If your thermostatic shower has started to malfunction, you may need to replace the thermostatic valve mechanism that regulates the flow of water and the water's temperature.
Fortunately, the mechanics of how a thermostatic shower operates are fairly similar to how any other shower functions. With a bit of work, you should be able to repair your thermostatic shower yourself in no time.
Step 1 - Remove Handle
Using a flat-head screwdriver, you will remove the cap off of the handle on your shower to expose a Phillips-head screw beneath. Unscrew this screw to remove the handle from your shower. Beneath this, you will look for another screw for the lever handle itself. Once you have located this, unscrew it and remove it as well.
Step 2 - Remove Shower Handle Faceplate
Once you have removed the handle, you will need to remove the actual handle faceplate from the wall. As you remove parts, keep track of the order they were assembled, as you will need to reassemble these pieces again when you put the shower back together.
Step 3 - Turn off Water
Once you have removed the faceplate to the shower handle, you should have a hole in your wall through which you can see the shower valve.

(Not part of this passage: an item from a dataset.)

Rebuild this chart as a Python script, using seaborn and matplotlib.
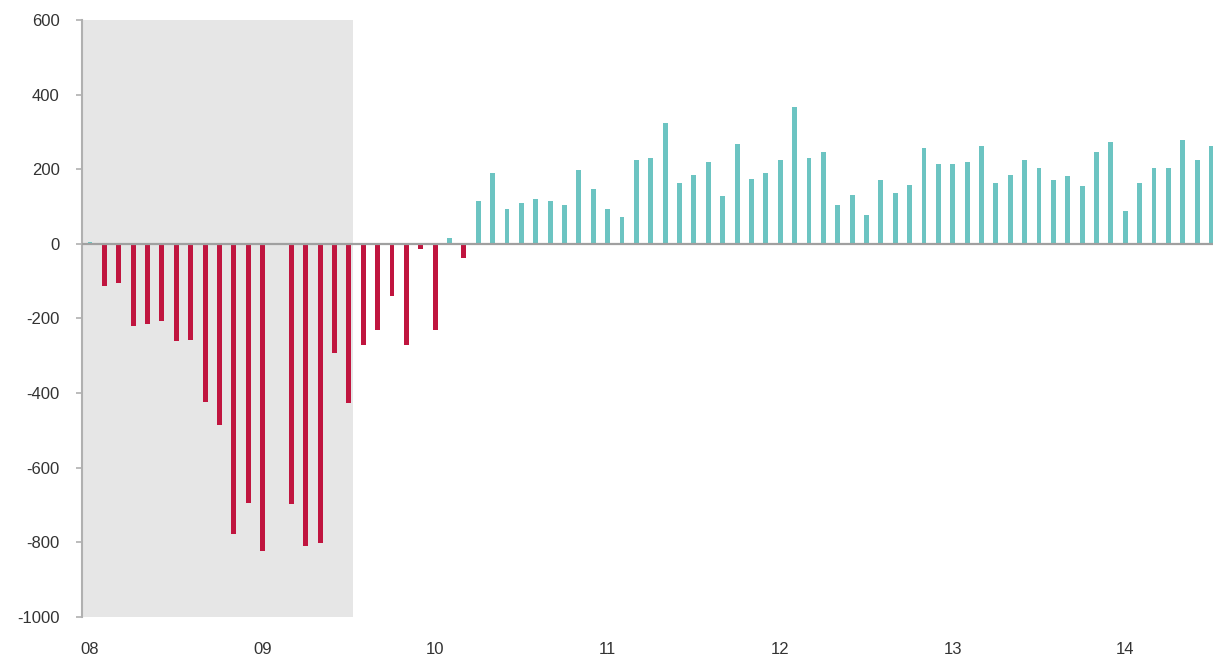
import numpy as np
import pandas as pd
import seaborn as sns
import matplotlib.pyplot as plt

# monthly change, Jan 2008 onwards (thousands)
changes = [5, -114, -104, -220, -214, -206, -260, -257, -423, -485,
           -777, -694, -822, 0, -697, -810, -802, -292, -427, -271,
           -231, -139, -271, -14, -231, 16, -37, 115, 191, 93,
           109, 121, 115, 104, 197, 147, 93, 71, 224, 230,
           323, 164, 185, 219, 127, 268, 175, 191, 224, 366,
           230, 247, 104, 131, 77, 170, 136, 158, 256, 214,
           214, 219, 263, 164, 185, 224, 202, 170, 181, 154,
           246, 273, 88, 164, 202, 202, 279, 224, 263]
year_labels = ["08", "09", "10", "11", "12", "13", "14"]
y_ticks = [600, 400, 200, 0, -200, -400, -600, -800, -1000]

df = pd.DataFrame({"month": range(len(changes)), "change": changes})
df["sign"] = np.where(df["change"] >= 0, "pos", "neg")

sns.set_style("white")
plt.rcParams['font.family'] = ['Liberation Sans', 'DejaVu Sans']

fig = plt.figure(figsize=(12.13, 6.55), dpi=100)
ax = fig.add_axes([0.0676, 0.058, 0.9324, 0.9115])

# recession shading
ax.axvspan(-0.5, 18.3, color="#e6e6e6", zorder=0, lw=0)

sns.barplot(data=df, x="month", y="change", hue="sign",
            palette={"pos": "#6cc4c2", "neg": "#c0153f"},
            saturation=1, width=0.34, dodge=False, legend=False,
            linewidth=0, ax=ax, zorder=2)

ax.axhline(0, color="#a0a0a0", lw=1.6, zorder=3)

ax.set_xlim(-0.56, 78.1)
ax.set_ylim(-1000, 600)
ax.set_yticks(y_ticks)
ax.set_yticklabels([str(v) for v in y_ticks], fontsize=12, color="#333333")
ax.set_xticks(range(0, len(changes), 12))
ax.set_xticklabels(year_labels, fontsize=12, color="#333333")
ax.set_xlabel("")
ax.set_ylabel("")

for s in ["top", "right", "bottom"]:
    ax.spines[s].set_visible(False)
ax.spines["left"].set_color("#b0b0b0")
ax.spines["left"].set_linewidth(1.5)
ax.tick_params(axis="y", length=4, width=1.2, color="#b0b0b0", pad=12, left=True)
ax.tick_params(axis="x", length=0, pad=18)

fig.savefig("out.png", dpi=100)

If there are stop-check valves at the point where the hot and cold water supplies enter the thermostatic valve, turn these so that the water is shut off.
If these stop-check valves are not present in your system, you will need to turn off the water to the bathroom you are working in, or possibly to the entire house.
Step 4 - Remove Thermostatic Cartridge
Once you have exposed the thermostatic valve mechanism, you will need to remove the cartridge in the unit. There should be a U-shaped retainer mechanism that can usually be removed by gripping it with pliers and dislodging it. In other units, there will be a series of nuts and bolts that must be loosened before the cartridge can be removed.
Step 5 - Disconnect Thermostatic Mechanism
Next, you will need to disconnect the thermostatic mechanism entirely from the water supply and from the shower hose and head. There will be both hot and cold water supply pipes that must first be disconnected from the thermostatic shower valve. Turn these with a wrench to disconnect them.
If the connectors are recessed deeply into the wall, you may need to use a deep socket wrench to reach them. Next, you will need to disconnect the valve from the hose and showerhead above the unit. To do this, use a similar technique to the one described above for the hot and cold water supplies.
Step 6 - Install New Thermostatic Shower
After purchasing a compatible thermostatic shower unit, you will need to reattach the hot and cold water supplies and attach the shower hose and head to the valve itself. If you turned off the water supply using the stop-check valves on the hot and cold water supplies, be sure to open these at this point.
Reassemble the shower faceplate and the shower handle and test to make sure your new unit is working properly.